Fridays of the AU Commission
Toward Climate Justice for Africa
Opening Remarks by
Desire Assogbavi, Head of Oxfam Liaison Office to the African Union
African Union Commission, Friday 6 November 2015
Excellencies, Ladies and Gentlemen,
All protocols observed.
Thank you for joining this public debate co-hosted by the African Union Commission and Oxfam’s Liaison Office to the African Union.
The climate is changing – and you would agree with me that this year has been the hottest on record!
For some of us this means less quality food, less choice, and higher prices.
For nearly a billion people, already living in poverty, it means more hunger, more disease etc…
The changing climate is putting our families and the things we love at risk – our homes, our land, and our food. Unpredictable weather is becoming the norm – destroying harvests, pushing food prices up and food quality down. In the world’s poorest countries, women, often most responsible for feeding their families, are being hit hardest by the impacts of climate change.
Next month, COP21 to be held in Paris, also known as the 2015 Paris Climate Conference, will, for the first time, in over 20 years of UN negotiations, aim to achieve a legally binding and universal agreement on climate, with the objective to keeping the global warming at least below 2°C. The new climate change treaty, if adopted will replace the Kyoto Protocol.
In Paris, our leaders will be making decisions that will affect us all – but especially those, whose lives and livelihoods are most at risk.
What will those decisions be?
We need an agreement to help Africa cope with the impacts of climate change. We need billions of dollars to help those already being hit by extreme weather – in order to save lives and livelihoods…
Today, we are meeting to provide input to those who will be seated at the table in Paris in a few weeks.
There will be governments, intergovernmental organisations, UN agencies, and civil society in these meetings. …
Is it reasonable to think that we can agree on a legally binding treaty on climate?
As one of the world’s most vulnerable continents to climate change, Africa must strategically be engaged in this process.
Today we will hear the latest on Africa’s negotiation position. We’ll also hear about Africa’s competing priorities.
We know that a number of African countries, including Ethiopia, are already stepping up the mark with visionary plans, to develop economies powered by clean energy…
For Oxfam, our Key issues in the Paris deal are going to be the following:
1 – Whether there will be sufficient cuts in emissions to slow global warming
2 – Will rich countries provide funding to help the developing world cope with the legacy of 150 years of huge economic progress based on fossil fuels?
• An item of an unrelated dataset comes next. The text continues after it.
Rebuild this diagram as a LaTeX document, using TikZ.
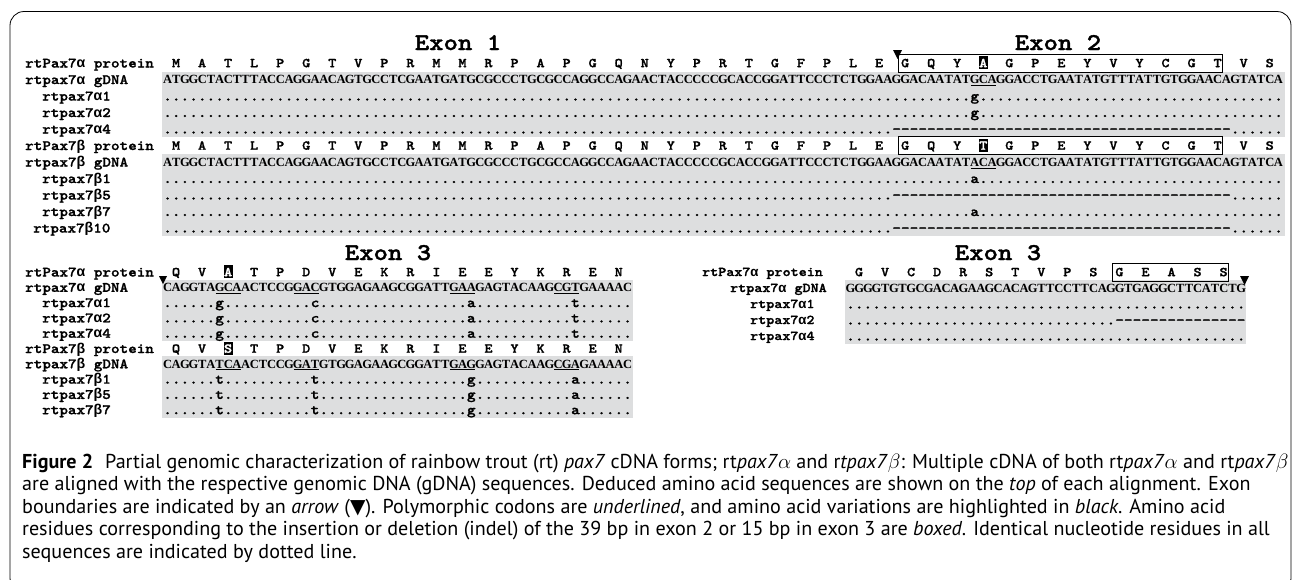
\documentclass[tikz,border=0pt]{standalone}
\usepackage{fontspec}
\newfontfamily\monof{lmmonolt10-bold}[Extension=.otf, FakeStretch=1.143, FakeBold=1.5]
\newfontfamily\grkf{Liberation Mono}
\newfontfamily\serfam{Liberation Serif}
\newfontfamily\capfont{PT Sans}
\newfontfamily\symfont{DejaVu Sans}
\newcommand\ga{{\grkf\bfseries α}}
\newcommand\gb{{\grkf\bfseries β}}
\definecolor{seqgray}{RGB}{221,222,223}
\newlength\pitch \setlength\pitch{8.68pt}
\newcommand\gcell[1]{\makebox[\pitch][c]{#1}}
\newcommand\rpt[2]{\foreach\k in {1,...,#1}{\gcell{#2}}}
\def\gridchars#1{\gridloop#1\relax}
\def\gridloop#1{\ifx#1\relax\else\gcell{#1}\expandafter\gridloop\fi}
\tikzset{
 lbl/.style={anchor=base west, inner sep=0pt, font=\monof\fontsize{14.3}{16}\selectfont},
 lblsm/.style={anchor=base west, inner sep=0pt, font=\monof\fontsize{13.4}{15}\selectfont},
 seqtxt/.style={anchor=base west, inner sep=0pt, font=\serfam\bfseries\fontsize{12.5}{14}\selectfont},
 vartxt/.style={anchor=base west, inner sep=0pt, font=\monof\fontsize{14.4}{16}\selectfont},
 aa/.style={anchor=base, inner sep=0pt, font=\monof\fontsize{13.5}{16}\selectfont},
 aahl/.style={aa, text=white},
 extitle/.style={anchor=base, inner sep=0pt, font=\monof\fontsize{24}{28}\selectfont},
 band/.style={fill=seqgray},
 indelbox/.style={draw=black, line width=0.9pt},
 uline/.style={line width=1pt},
 tri/.style={fill=black},
 captxt/.style={anchor=base west, inner sep=0pt, font=\capfont\fontsize{20.1}{23}\selectfont},
}
\newcommand\protrow[4]{\foreach \a [count=\i] in {#4} \node[aa] (#1\i) at ({#2+(\i-0.5)*26.04},{#3+4.2}) {\a};}
\newcommand\hlaa[5]{\fill ({#2+(#4-0.5)*26.04-4.6},{#3-7}) rectangle ({#2+(#4-0.5)*26.04+4.6},{#3+6});
 \node[aahl] (#1) at ({#2+(#4-0.5)*26.04},{#3+4.2}) {#5};}
\newcommand\uln[3]{\draw[uline] ({#1+(#3-1)*8.68+0.5},{#2+6}) -- ({#1+(#3+2)*8.68-0.5},{#2+6});}
\newcommand\indel[4]{\draw[indelbox] ({#1+(#3-0.5)*26.04-6.5},{#2-9}) rectangle ({#1+(#4-0.5)*26.04+4.5},{#2+9});}
\begin{document}
\begin{tikzpicture}[x=1pt,y=-1pt]
\useasboundingbox (0,0) rectangle (1293,579);
\draw[line width=0.8pt, rounded corners=14pt] (10,11.5) rectangle (1291,592);
% ---------- top block ----------
\fill[band] (162,71.5) rectangle (1285,137);
\fill[band] (162,154) rectangle (1285,236);
\node[extitle] (ex1) at (458,50) {Exon 1};
\node[extitle] (ex2) at (1058,50) {Exon 2};
\node[lbl] (l1) at (25,67.5) {rtPax7\ga{} protein};
\node[lbl] (l2) at (25,84) {rtpax7\ga{} gDNA};
\node[lbl] (l3) at (42,100.5) {rtpax7\ga1};
\node[lbl] (l4) at (42,117) {rtpax7\ga2};
\node[lbl] (l5) at (42,133.5) {rtpax7\ga4};
\node[lbl] (l6) at (25,150) {rtPax7\gb{} protein};
\node[lbl] (l7) at (25,166.5) {rtpax7\gb{} gDNA};
\node[lbl] (l8) at (42,183) {rtpax7\gb1};
\node[lbl] (l9) at (42,199.5) {rtpax7\gb5};
\node[lbl] (l10) at (42,216) {rtpax7\gb7};
\node[lbl] (l11) at (33,232.5) {rtpax7\gb10};
\protrow{tpa}{163}{63}{M,A,T,L,P,G,T,V,P,R,M,M,R,P,A,P,G,Q,N,Y,P,R,T,G,F,P,L,E,G,Q,Y,A,G,P,E,Y,V,Y,C,G,T,V,S}
\hlaa{tpah}{163}{63}{32}{A}
\indel{163}{63}{29}{41}
\node[seqtxt] (tga) at (163,83.8) {\gridchars{ATGGCTACTTTACCAGGAACAGTGCCTCGAATGATGCGCCCTGCGCCAGGCCAGAACTACCCCCGCACCGGATTCCCTCTGGAAGGACAATATGCAGGACCTGAATATGTTTATTGTGGAACAGTATCA}};
\uln{163}{79.5}{94}
\node[vartxt] (ta1) at (163,100.5) {\rpt{93}{.}\gcell{g}\rpt{35}{.}};
\node[vartxt] (ta2) at (163,117) {\rpt{93}{.}\gcell{g}\rpt{35}{.}};
\node[vartxt] (ta4) at (163,133.5) {\rpt{84}{.}\rpt{39}{-}\rpt{6}{.}};
\protrow{tpb}{163}{145.5}{M,A,T,L,P,G,T,V,P,R,M,M,R,P,A,P,G,Q,N,Y,P,R,T,G,F,P,L,E,G,Q,Y,T,G,P,E,Y,V,Y,C,G,T,V,S}
\hlaa{tpbh}{163}{145.5}{32}{T}
\indel{163}{145.5}{29}{41}
\node[seqtxt] (tgb) at (163,166.3) {\gridchars{ATGGCTACTTTACCAGGAACAGTGCCTCGAATGATGCGCCCTGCGCCAGGCCAGAACTACCCCCGCACCGGATTCCCTCTGGAAGGACAATATACAGGACCTGAATATGTTTATTGTGGAACAGTATCA}};
\uln{163}{162}{94}
\node[vartxt] (tb1) at (163,183) {\rpt{93}{.}\gcell{a}\rpt{35}{.}};
\node[vartxt] (tb5) at (163,199.5) {\rpt{84}{.}\rpt{39}{-}\rpt{6}{.}};
\node[vartxt] (tb7) at (163,216) {\rpt{93}{.}\gcell{a}\rpt{35}{.}};
\node[vartxt] (tb10) at (163,232.5) {\rpt{84}{.}\rpt{39}{-}\rpt{6}{.}};
\fill[tri] (893,50) -- (902,50) -- (897.5,59) -- cycle;
% ---------- bottom left block ----------
\fill[band] (162,280) rectangle (633,341);
\fill[band] (162,356) rectangle (633,417.5);
\node[extitle] (ex3a) at (388,260) {Exon 3};
\node[lbl] (m1) at (25,276.5) {rtPax7\ga{} protein};
\node[lbl] (m2) at (25,291.8) {rtpax7\ga{} gDNA};
\node[lbl] (m3) at (42,307.1) {rtpax7\ga1};
\node[lbl] (m4) at (42,322.4) {rtpax7\ga2};
\node[lbl] (m5) at (42,337.7) {rtpax7\ga4};
\node[lbl] (m6) at (25,353) {rtPax7\gb{} protein};
\node[lbl] (m7) at (25,368.3) {rtpax7\gb{} gDNA};
\node[lbl] (m8) at (42,383.6) {rtpax7\gb1};
\node[lbl] (m9) at (42,398.9) {rtpax7\gb5};
\node[lbl] (m10) at (42,414.2) {rtpax7\gb7};
\protrow{lpa}{163}{272}{Q,V,A,T,P,D,V,E,K,R,I,E,E,Y,K,R,E,N}
\hlaa{lpah}{163}{272}{3}{A}
\node[seqtxt] (lga) at (163,291.6) {\gridchars{CAGGTAGCAACTCCGGACGTGGAGAAGCGGATTGAAGAGTACAAGCGTGAAAAC}};
\uln{163}{287.3}{7}\uln{163}{287.3}{16}\uln{163}{287.3}{34}\uln{163}{287.3}{46}
\node[vartxt] (la1) at (163,307.1) {\rpt{6}{.}\gcell{g}\rpt{10}{.}\gcell{c}\rpt{17}{.}\gcell{a}\rpt{11}{.}\gcell{t}\rpt{6}{.}};
\node[vartxt] (la2) at (163,322.4) {\rpt{6}{.}\gcell{g}\rpt{10}{.}\gcell{c}\rpt{17}{.}\gcell{a}\rpt{11}{.}\gcell{t}\rpt{6}{.}};
\node[vartxt] (la4) at (163,337.7) {\rpt{6}{.}\gcell{g}\rpt{10}{.}\gcell{c}\rpt{17}{.}\gcell{a}\rpt{11}{.}\gcell{t}\rpt{6}{.}};
\protrow{lpb}{163}{348.5}{Q,V,S,T,P,D,V,E,K,R,I,E,E,Y,K,R,E,N}
\hlaa{lpbh}{163}{348.5}{3}{S}
\node[seqtxt] (lgb) at (163,368.1) {\gridchars{CAGGTATCAACTCCGGATGTGGAGAAGCGGATTGAGGAGTACAAGCGAGAAAAC}};
\uln{163}{363.8}{7}\uln{163}{363.8}{16}\uln{163}{363.8}{34}\uln{163}{363.8}{46}
\node[vartxt] (lb1) at (163,383.6) {\rpt{6}{.}\gcell{t}\rpt{10}{.}\gcell{t}\rpt{17}{.}\gcell{g}\rpt{11}{.}\gcell{a}\rpt{6}{.}};
\node[vartxt] (lb5) at (163,398.9) {\rpt{6}{.}\gcell{t}\rpt{10}{.}\gcell{t}\rpt{17}{.}\gcell{g}\rpt{11}{.}\gcell{a}\rpt{6}{.}};
\node[vartxt] (lb7) at (163,414.2) {\rpt{6}{.}\gcell{t}\rpt{10}{.}\gcell{t}\rpt{17}{.}\gcell{g}\rpt{11}{.}\gcell{a}\rpt{6}{.}};
\fill[tri] (159,276) -- (167,276) -- (163,284) -- cycle;
% ---------- bottom right block ----------
\fill[band] (845,280) rectangle (1246,344);
\node[extitle] (ex3b) at (998,260) {Exon 3};
\node[lblsm] (r1) at (702,276) {rtPax7\ga{} protein};
\node[lblsm] (r2) at (730,292) {rtpax7\ga{} gDNA};
\node[lblsm] (r3) at (750,308) {rtpax7\ga1};
\node[lblsm] (r4) at (750,324) {rtpax7\ga2};
\node[lblsm] (r5) at (750,340) {rtpax7\ga4};
\protrow{rpa}{846}{272}{G,V,C,D,R,S,T,V,P,S,G,E,A,S,S}
\indel{846}{272}{11}{15}
\node[seqtxt] (rga) at (846,292.3) {\gridchars{GGGGTGTGCGACAGAAGCACAGTTCCTTCAGGTGAGGCTTCATCTG}};
\node[vartxt] (ra1) at (846,308.5) {\rpt{46}{.}};
\node[vartxt] (ra2) at (846,324.5) {\rpt{31}{.}\rpt{15}{-}};
\node[vartxt] (ra4) at (846,340.5) {\rpt{46}{.}};
\fill[tri] (1240,276) -- (1249,276) -- (1244.5,285) -- cycle;
% ---------- caption ----------
\node[captxt] (c1) at (22,468) {\textbf{Figure 2}\hspace{0.6em}Partial genomic characterization of rainbow trout (rt) \textit{pax7} cDNA forms; rt\textit{pax7}$\alpha$ and r\textit{tpax7}$\beta$: Multiple cDNA of both rt\textit{pax7}$\alpha$ and rt\textit{pax7}$\beta$};
\node[captxt] (c2) at (22,490.5) {are aligned with the respective genomic DNA (gDNA) sequences. Deduced amino acid sequences are shown on the \textit{top} of each alignment. Exon};
\node[captxt] (c3) at (22,513) {boundaries are indicated by an \textit{arrow} ({\symfont ▼}). Polymorphic codons are \textit{underlined}, and amino acid variations are highlighted in \textit{black}. Amino acid};
\node[captxt] (c4) at (22,535.5) {residues corresponding to the insertion or deletion (indel) of the 39 bp in exon 2 or 15 bp in exon 3 are \textit{boxed}. Identical nucleotide residues in all};
\node[captxt] (c5) at (22,558) {sequences are indicated by dotted line.};
\end{tikzpicture}
\end{document}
3 – Can each country pay into a fund for the damages caused by climate change?
At the last negotiation meeting before Paris, in Bonn Germany in October, we started to see signals that countries have started to assume climate leadership – pledging the transformation of their economies. This made the news in China and the USA.
Ladies and Gentlemen, these are some of the questions on the table for our discussion today. Let’s hear from our panellists and then I look forward to a robust debate.
All suggestions and comments will hopefully, be noted and published as a Bulletin for AU member states to refer to before Paris.
I would like to thank you in advance all for your contributions.